They decided to set a trap for the alien.
“Rae wanted to get to the artifact, but was playing it cool. She asked me about getting around the security protocols so she could actually be in the same room with it; touch it.” Russell was doodling while he talked, drawing precise geometrical figures. He and Jack and Jan were outside Jack’s suite at Aggie Grey’s, talking quietly on the balcony. Jack had belatedly realized the spooks could have had his room bugged. It was less likely with the wrought-iron patio furniture, exposed to the elements.
“You told her you could arrange it?” Jan said.
“Put her off. I said security’d probably be relaxed soon, if the artifact stayed calm.”
“Leading her on,” Jack said.
“Maybe so. But I had no reason to think it was anything other than normal curiosity. Who wouldn’t want to go take a look at the thing?”
“Especially someone who’d come all this way to take a low- paying job, out of curiosity about it,” Jan said. “We tested her enthusiasm, remember, by having her pay her own way out for the interview.”

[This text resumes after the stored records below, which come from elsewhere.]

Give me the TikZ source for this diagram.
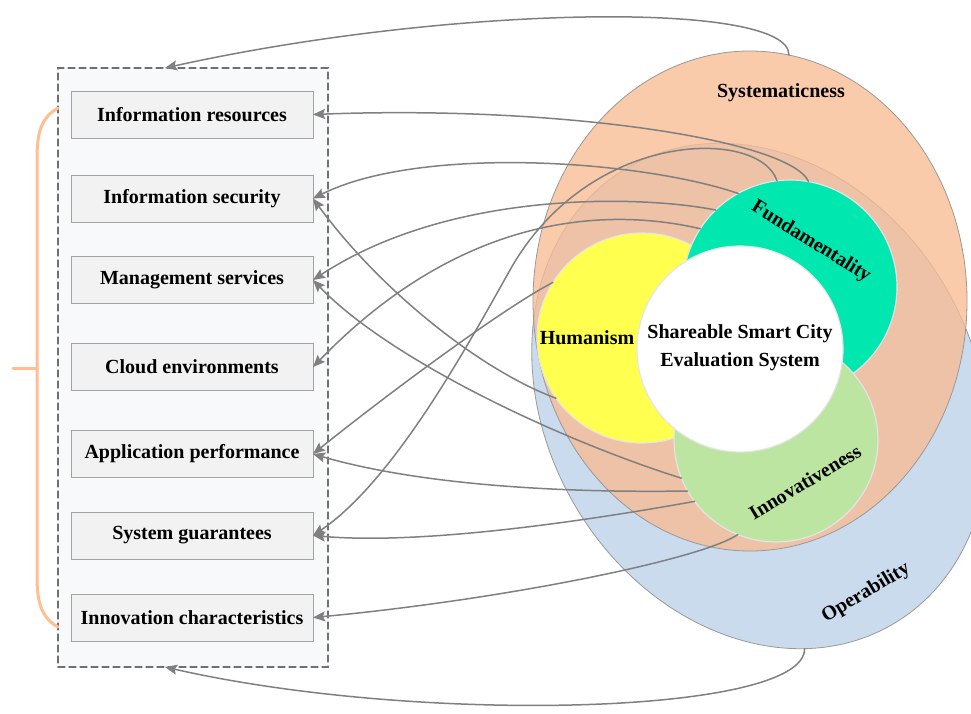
\documentclass[tikz,border=0pt]{standalone}
\usepackage{fontspec}
\setmainfont{Liberation Serif}
\usetikzlibrary{arrows.meta,shapes.geometric}

\definecolor{boxfill}{HTML}{F2F2F2}
\definecolor{boxline}{HTML}{A3A3A3}
\definecolor{framefill}{HTML}{F8F9FA}
\definecolor{frameline}{HTML}{707070}
\definecolor{bracecol}{HTML}{FFBF92}
\definecolor{sysfill}{HTML}{F7BC92}
\definecolor{operfill}{HTML}{CADBEE}
\definecolor{humfill}{HTML}{FFFF50}
\definecolor{fundfill}{HTML}{00E8AF}
\definecolor{innovfill}{HTML}{BBE5A0}
\definecolor{linkgray}{HTML}{808080}

\begin{document}
\begin{tikzpicture}[x=1pt,y=-1pt,line cap=round,
    >={Stealth[length=12pt,width=10pt,inset=2pt]},
    every node/.style={font=\fontsize{20}{28}\selectfont\bfseries},
    factor/.style={draw=boxline,fill=boxfill,line width=1pt,minimum width=242pt,
        minimum height=47pt,inner sep=0pt,outer sep=0pt},
    ring/.style={circle,draw=white!80!gray,line width=1.2pt,inner sep=0pt,
        outer sep=0pt,minimum size=#1},
    oval/.style={ellipse,draw=gray!80,line width=0.8pt,inner sep=0pt,outer sep=0pt},
    link/.style={->,draw=linkgray,line width=1.5pt}]

    \useasboundingbox (0,0) rectangle (971,713);

    % the dashed frame round the factors
    \node[draw=frameline,fill=framefill,line width=1.2pt,dash pattern=on 7pt off 4pt,
        minimum width=270pt,minimum height=599pt,inner sep=0pt,outer sep=0pt]
        (frame) at (193,367.5) {};

    % the orange brace on the left
    \draw[bracecol,line width=3pt] (58,108) .. controls (40,118) and (37,135) .. (37,160)
        -- (37,575) .. controls (37,600) and (40,617) .. (58,627);
    \draw[bracecol,line width=3pt] (13,368) -- (37,368);

    % the factors
    \node[factor] (res)   at (192,114.5) {Information resources};
    \node[factor] (sec)   at (192,198.5) {Information security};
    \node[factor] (mgmt)  at (192,280)   {Management services};
    \node[factor] (cloud) at (192,367)   {Cloud environments};
    \node[factor] (app)   at (192,454)   {Application performance};
    \node[factor] (guar)  at (192,535.5) {System guarantees};
    \node[factor] (char)  at (192,617.5) {Innovation characteristics};

    % the two big ovals
    \node[oval,fill=operfill,minimum width=430pt,minimum height=528pt,rotate=30]
        (oper) at (760,396) {};
    \node[oval,fill=sysfill,fill opacity=.78,minimum width=434pt,minimum height=500pt]
        (sys) at (750,301) {};

    % the inner circles
    \node[ring=210pt,fill=humfill]   (hum)   at (642,338) {};
    \node[ring=214pt,fill=fundfill]  (fund)  at (790,287) {};
    \node[ring=204pt,fill=innovfill] (innov) at (776,440) {};
    \node[ring=206pt,fill=white]     (core)  at (740,349) {};

    % text in the circles
    \node (systxt) at (781,93) {Systematicness};
    \node[rotate=-32] (fundtxt) at (811,242) {Fundamentality};
    \node (humtxt) at (587,338) {Humanism};
    \node[align=center] (coretxt) at (740,348) {Shareable Smart City\\Evaluation System};
    \node[rotate=31] (innovtxt) at (805,482) {Innovativeness};
    \node[rotate=31] (opertxt) at (866,593) {Operability};

    % links from fundamentality
    \draw[link] (fund.80) .. controls (790,140) and (560,105) .. (res.east);
    \draw[link] (fund.119) .. controls (640,160) and (420,145) .. (sec.east);
    \draw[link] (fund.97) .. controls (760,128) and (590,128) .. (510,270)
        .. controls (470,341) and (395,480) .. (guar.east);
    \draw[link] (fund.134) .. controls (640,195) and (450,190) .. (mgmt.east);
    \draw[link] (fund.147) .. controls (620,210) and (470,205) .. (cloud.east);

    % links from humanism
    \draw[link] (hum.215) .. controls (480,370) and (380,290) .. (sec.east);
    \draw[link] (hum.148) .. controls (500,310) and (380,400) .. (app.east);

    % links from innovativeness
    \draw[link] (innov.202) .. controls (560,440) and (390,360) .. (mgmt.east);
    \draw[link] (innov.210) .. controls (560,493) and (420,485) .. (app.east);
    \draw[link] (innov.217) .. controls (580,522) and (420,545) .. (guar.east);
    \draw[link] (innov.248) .. controls (700,560) and (500,600) .. (char.east);

    % links from the ovals to the frame
    \draw[link] (sys.81) .. controls (790,0) and (450,5) .. ([xshift=-28pt]frame.north);
    \draw[link] (oper.250) .. controls (806,715) and (420,725) .. ([xshift=-28pt]frame.south);
\end{tikzpicture}
\end{document}
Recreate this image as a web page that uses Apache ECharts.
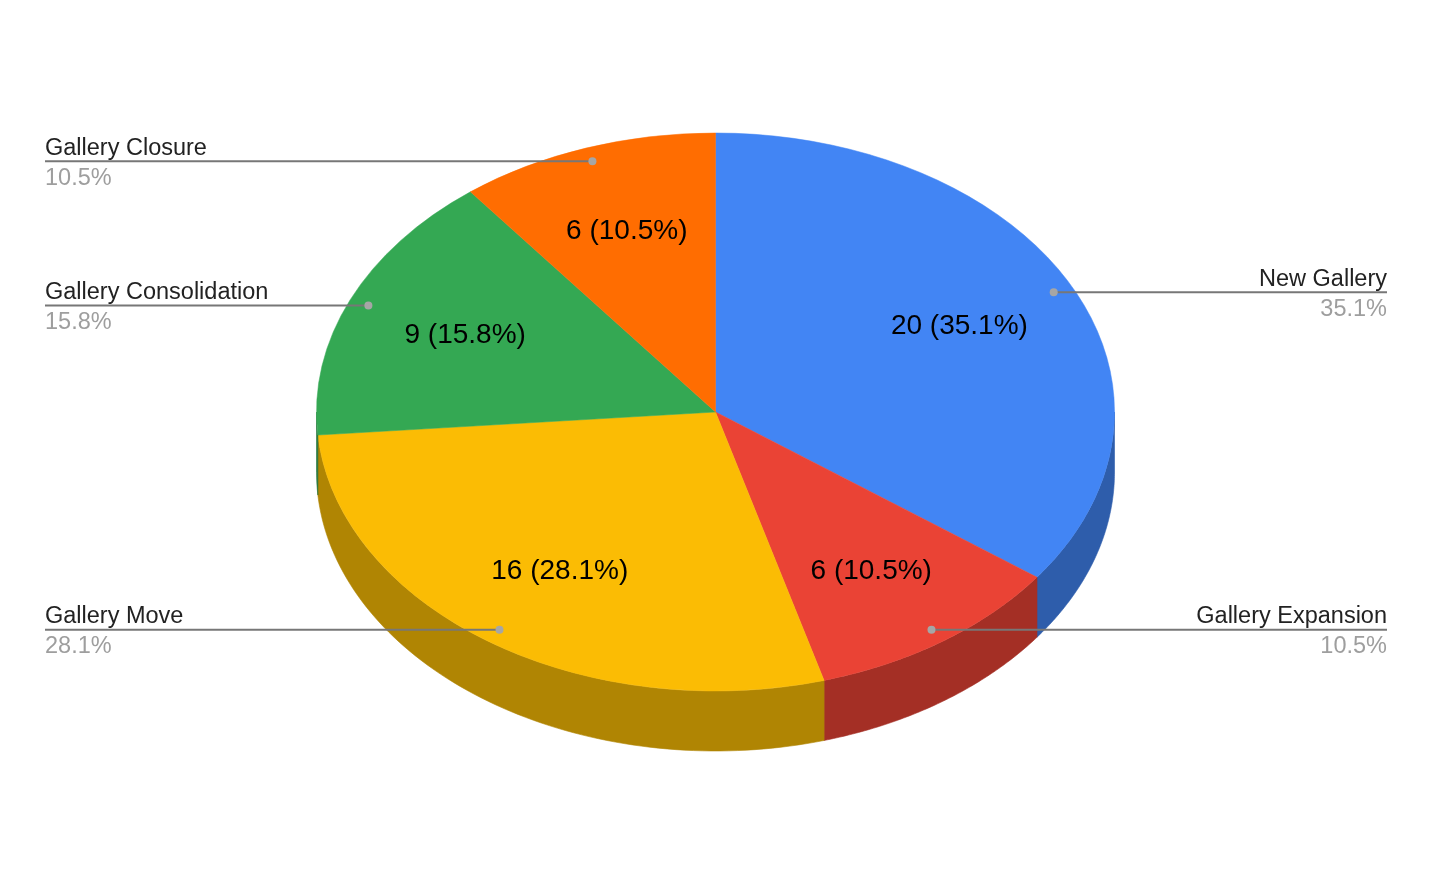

“Which we can do again, for the trap,” Jack said. “But maybe we should be more subtle.”
Russell nodded. “Whatever Rae is, she knows human nature well. She’s either going to be very careful or direct. She might just phone us and set up a meeting, one where she can control the conditions.”
“I wonder how old she is,” Jack said.
“Thirty-some.”
“Try thirty thousand. She can’t be killed—at least not by a point-blank shotgun blast, or by drowning—and she can masquerade as another person down to the fingerprints and retinas. Who was she before Rae Archer? Before that? She might go all the way back through human history and prehistory.
“She might have come to this planet even before humans evolved. Wandering around as a saber-toothed tiger. As a dinosaur before that.”
“No,” Jan said, “I don’t think she’s an alien at all. Just a different kind of human. They probably evolved alongside us and learned to keep their nature secret—or somewhat secret. There are legends about shape-changers and immortals.”
Jack rubbed his beard. “If so, there can’t be many of them. They’d just take over.”
“Maybe they have,” Russ said. “We ought to check every world leader for DNA.” He and Jan laughed nervously.
“The CIA is probably having this same conversation,” Jack said.
In fact, by the time Jack said this, every employee of the CIA had donated a few cheek cells to the agency, as had employees of NSA and Homeland Security. A “suggestion” had come down from the White House that all of the country’s leaders be tested.
Laboratories that did DNA testing were initially overwhelmed, but then their usual work was not just testing for the presence of DNA, but rather analyzing a sample to link it to a particular microorganism or person. This called for time-consuming processes like electrophoresis or mass spectrometry. But of course in those cases they already knew that a sample contained DNA; the question was pinning down its origin.
It turned out that a DNA/no DNA test was a lot simpler. You took the buccal swab and swirled it around in a test tube containing a solution that turns acid in the presence of even a microgram of DNA, then added a drop of phenol red. If it turned yellow, voila, the scraping was from a human cheek, or at least it came from something that had DNA of some description. It couldn’t discriminate between onion DNA and human, but in this case it didn’t matter. Samples of the “flesh” and “blood” in the arm that resided in a freezer in the Apia police station had been sent all over the world for analysis. The samples had the right proportions of carbon, hydrogen, oxygen, phosphorus, sulfur, and nitrogen to have come from the amino acids that make up human (or animal) protein, but their chemistry was not human. It was not even organic chemistry.
The thing it came from had not been alive, in the sense that a human is alive.
The tests proved that every member of the American intelligence community was human, at least in a nominal sense, and so were all prominent politicians, including the president, which surprised a few people.